The fact Van Tol, who was a volunteer coach the prior five seasons, got his shot to manage a minor-league squad without having to uproot his family is a rare opportunity.

"I feel so privileged, so lucky," he said. "I've had guys in other organizations come up to me and say, 'Wow, what a great deal.' It's not lost on me, how most guys don't have the luxury I do."

Stability in the minor leagues is rare. Managers are dispatched to cities across the country in a team's system, and players pursue their dreams riding buses far from home.

"I've seen my family once in three months, so I can't imagine how happy it makes him to have his kids here at the park all the time, or go home to them after a long day," said pitcher Matt Iannazzo, who played for the Hawks the last two seasons before being called up to long-season Class A Kane County two weeks ago.

In his first year at the helm, Van Tol has led the Hawks to their first winning first half since 2008, which included a seven-game winning streak, the team's longest in nine years. Iannazzo said Van Tol's attention to detail, especially for players just starting out as pros, has been a boon for the Hawks.

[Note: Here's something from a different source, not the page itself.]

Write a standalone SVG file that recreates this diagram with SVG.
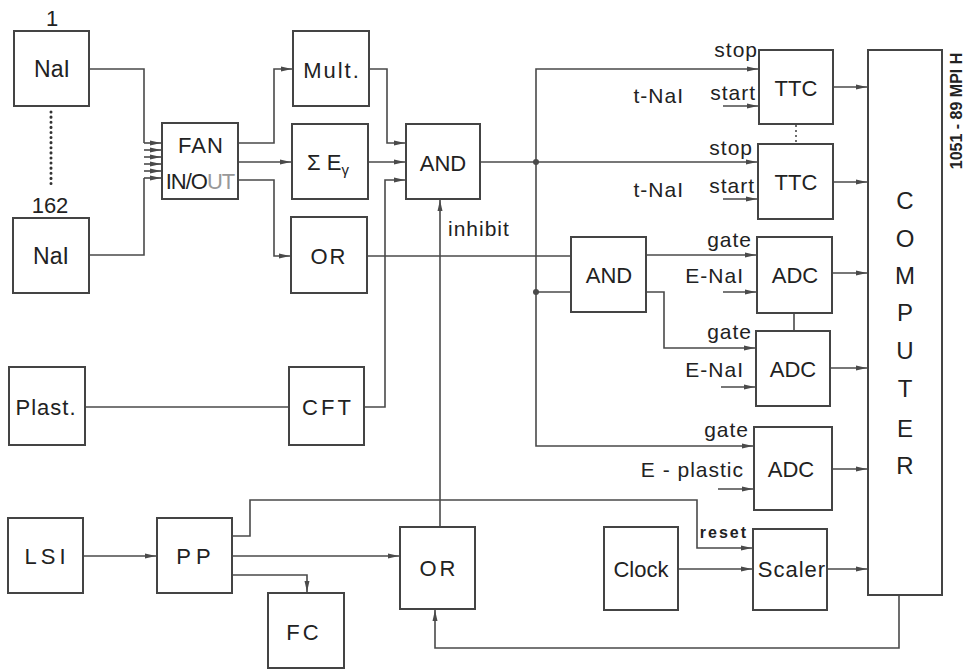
<svg xmlns="http://www.w3.org/2000/svg" width="966" height="670" viewBox="0 0 966 670">
<style>
.box{fill:#fff;stroke:#444;stroke-width:2}
.lbl{font-family:"Liberation Sans","DejaVu Sans",sans-serif;font-size:22px;fill:#222;text-anchor:middle}
.sm{font-family:"Liberation Sans","DejaVu Sans",sans-serif;font-size:21px;fill:#222;text-anchor:end;letter-spacing:1px}
.ln{fill:none;stroke:#4a4a4a;stroke-width:1.6}
.ar{marker-end:url(#ah)}
</style>
<defs>
<marker id="ah" markerUnits="userSpaceOnUse" markerWidth="12" markerHeight="8" refX="11" refY="3.5" orient="auto">
<path d="M0,1 L11,3.5 L0,6 z" fill="#4a4a4a"/>
</marker>
</defs>
<rect width="966" height="670" fill="#fff"/>

<g id="connectors">
<path class="ln" d="M89,69 H144 V143"/>
<path class="ln" d="M89,255 H144 V178"/>
<path class="ln ar" d="M144,143 H161"/>
<path class="ln ar" d="M144,150 H161"/>
<path class="ln ar" d="M144,157 H161"/>
<path class="ln ar" d="M144,164 H161"/>
<path class="ln ar" d="M144,171 H161"/>
<path class="ln ar" d="M144,178 H161"/>
<path class="ln ar" d="M238,143 H274 V69 H292"/>
<path class="ln ar" d="M238,162 H291"/>
<path class="ln ar" d="M238,180 H274 V256 H290"/>
<path class="ln ar" d="M369,69 H387 V143 H405"/>
<path class="ln ar" d="M368,162 H405"/>
<path class="ln ar" d="M364,407 H385 V180 H405"/>
<path class="ln" d="M85,407 H289"/>
<path class="ln" d="M367,256 H571"/>
<path class="ln ar" d="M480,162 H757"/>
<path class="ln ar" d="M536,162 V69 H758"/>
<path class="ln ar" d="M536,162 V446 H753"/>
<path class="ln" d="M536,292 H571"/>
<circle cx="536" cy="162" r="3" fill="#4a4a4a"/>
<circle cx="536" cy="292" r="3" fill="#4a4a4a"/>
<path class="ln ar" d="M646,255 H756"/>
<path class="ln ar" d="M646,292 H664 V348 H755"/>
<path class="ln" d="M794,313 V331"/>
<path class="ln" d="M796,125 V143" stroke-dasharray="2,3"/>
<path class="ln ar" d="M723,106 H758"/>
<path class="ln ar" d="M723,199 H757"/>
<path class="ln ar" d="M723,292 H756"/>
<path class="ln ar" d="M721,387 H755"/>
<path class="ln ar" d="M718,489 H753"/>
<path class="ln ar" d="M833,87 H867"/>
<path class="ln ar" d="M833,182 H867"/>
<path class="ln ar" d="M832,273 H867"/>
<path class="ln ar" d="M830,368 H867"/>
<path class="ln ar" d="M832,469 H867"/>
<path class="ln ar" d="M827,569 H867"/>
<path class="ln ar" d="M678,569 H752"/>
<path class="ln ar" d="M83,556 H156"/>
<path class="ln ar" d="M232,556 H399"/>
<path class="ln ar" d="M232,575 H307 V592"/>
<path class="ln ar" d="M232,536 H250 V500 H697 V548 H752"/>
<path class="ln ar" d="M440,527 V200"/>
<path class="ln ar" d="M899,595 V648 H435 V610"/>
<path d="M51,112 V188" fill="none" stroke="#333" stroke-width="3" stroke-linecap="round" stroke-dasharray="0.1,5"/>
</g>

<g id="nai1"><rect class="box" x="14" y="31" width="75" height="75"/><text class="lbl" x="52" y="77" style="font-size:23px">NaI</text><text class="lbl" x="52" y="26">1</text></g>
<g id="nai162"><rect class="box" x="13" y="218" width="76" height="75"/><text class="lbl" x="51" y="264" style="font-size:23px">NaI</text><text class="lbl" x="50" y="213">162</text></g>
<g id="fan"><rect class="box" x="162" y="123" width="76" height="76"/><text class="lbl" x="201" y="153" letter-spacing="1">FAN</text><text class="lbl" x="200" y="189" letter-spacing="-1">IN/O<tspan fill="#999">UT</tspan></text></g>
<g id="mult"><rect class="box" x="293" y="31" width="76" height="75"/><text class="lbl" x="332" y="78" letter-spacing="2">Mult.</text></g>
<g id="sum"><rect class="box" x="292" y="124" width="76" height="75"/><text class="lbl" x="328" y="170">Σ E<tspan font-size="15" dy="5">γ</tspan></text></g>
<g id="or1"><rect class="box" x="291" y="217" width="76" height="76"/><text class="lbl" x="329" y="264" letter-spacing="2">OR</text></g>
<g id="and1"><rect class="box" x="406" y="124" width="74" height="75"/><text class="lbl" x="443" y="171">AND</text><text class="sm" x="448" y="236" style="text-anchor:start">inhibit</text></g>
<g id="plast"><rect class="box" x="9" y="367" width="76" height="78"/><text class="lbl" x="46" y="415" letter-spacing="1">Plast.</text></g>
<g id="cft"><rect class="box" x="289" y="367" width="75" height="78"/><text class="lbl" x="328" y="415" letter-spacing="3">CFT</text></g>
<g id="lsi"><rect class="box" x="8" y="518" width="75" height="75"/><text class="lbl" x="47" y="564" letter-spacing="4">LSI</text></g>
<g id="pp"><rect class="box" x="157" y="518" width="75" height="75"/><text class="lbl" x="196" y="564" letter-spacing="5">PP</text></g>
<g id="fc"><rect class="box" x="268" y="593" width="76" height="75"/><text class="lbl" x="304" y="640" letter-spacing="3">FC</text></g>
<g id="or2"><rect class="box" x="400" y="527" width="75" height="82"/><text class="lbl" x="439" y="576" letter-spacing="3">OR</text></g>
<g id="clock"><rect class="box" x="604" y="527" width="74" height="83"/><text class="lbl" x="641" y="577">Clock</text></g>
<g id="scaler"><rect class="box" x="753" y="529" width="74" height="81"/><text class="lbl" x="792" y="577" letter-spacing="1">Scaler</text><text class="sm" x="748" y="538" style="font-size:16px;letter-spacing:2px;font-weight:bold">reset</text></g>
<g id="and2"><rect class="box" x="571" y="237" width="75" height="75"/><text class="lbl" x="609" y="283">AND</text></g>
<g id="ttc1"><rect class="box" x="759" y="50" width="74" height="74"/><text class="lbl" x="796" y="96">TTC</text><text class="sm" x="758" y="57">stop</text><text class="sm" x="756" y="100">start</text><text class="sm" x="684" y="103">t-NaI</text></g>
<g id="ttc2"><rect class="box" x="758" y="144" width="75" height="75"/><text class="lbl" x="796" y="190">TTC</text><text class="sm" x="753" y="155">stop</text><text class="sm" x="755" y="193">start</text><text class="sm" x="684" y="197">t-NaI</text></g>
<g id="adc1"><rect class="box" x="757" y="237" width="75" height="76"/><text class="lbl" x="795" y="283">ADC</text><text class="sm" x="752" y="247">gate</text><text class="sm" x="744" y="283">E-NaI</text></g>
<g id="adc2"><rect class="box" x="756" y="331" width="74" height="75"/><text class="lbl" x="793" y="377">ADC</text><text class="sm" x="752" y="339">gate</text><text class="sm" x="744" y="377">E-NaI</text></g>
<g id="adc3"><rect class="box" x="754" y="427" width="78" height="83"/><text class="lbl" x="791" y="477">ADC</text><text class="sm" x="749" y="437">gate</text><text class="sm" x="744" y="477">E - plastic</text></g>
<g id="computer"><rect class="box" x="868" y="50" width="74" height="545"/>
<text class="lbl" x="905" y="209" style="font-size:24px">C</text><text class="lbl" x="905" y="247" style="font-size:24px">O</text><text class="lbl" x="905" y="284" style="font-size:24px">M</text><text class="lbl" x="905" y="321" style="font-size:24px">P</text><text class="lbl" x="905" y="359" style="font-size:24px">U</text><text class="lbl" x="905" y="397" style="font-size:24px">T</text><text class="lbl" x="905" y="437" style="font-size:24px">E</text><text class="lbl" x="905" y="474" style="font-size:24px">R</text></g>
<text class="lbl" transform="translate(962,111) rotate(-90)" style="font-size:16px;font-weight:bold">1051 - 89 MPI H</text>
</svg>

Van Tol created, and has overseen, the Idaho Cubs program, which helps prepare two teams of the state's best players for college during the offseason. There are plans to add a third team for U-13 players.

"He's got a gift as a teacher," Chrissy said. "He has these big ideas, but he can really get down to the details to make it work."

Van Tol is quick to point out Chrissy is the "rockstar" of the family, at times having to serve as the lone parent. She stayed back to wait as their houses were up for sale as he moved through the college coaching ranks, from Treasure Valley Community College (head coach) to Portland (assistant) to his alma mater, Gonzaga (assistant).

Chrissy's hiring at Boise State five years ago brought the family back to Boise, where Gary volunteered with the Hawks in 2001 and 2002.

"He'd drive from Ontario just to throw batting practice, and when we came back here, he was happy just volunteering," said Chrissy, who was raised in Parma. "Would he have kept doing it? Definitely. It's just wonderful for him to have this opportunity. It's kind of like a walk-on going on scholarship, earning that chance."

Being a volunteer suited Van Tol just fine - "I was a stay-at-home dad, basically," he said.

But there's no doubt Van Tol wanted to manage. Now that he has his shot, even if it means being home less, he's able to bring a little home to work.

"It's a group effort - at home, at Boise State or here at the ballpark, it's Team Van Tol all the time," Gary Van Tol said.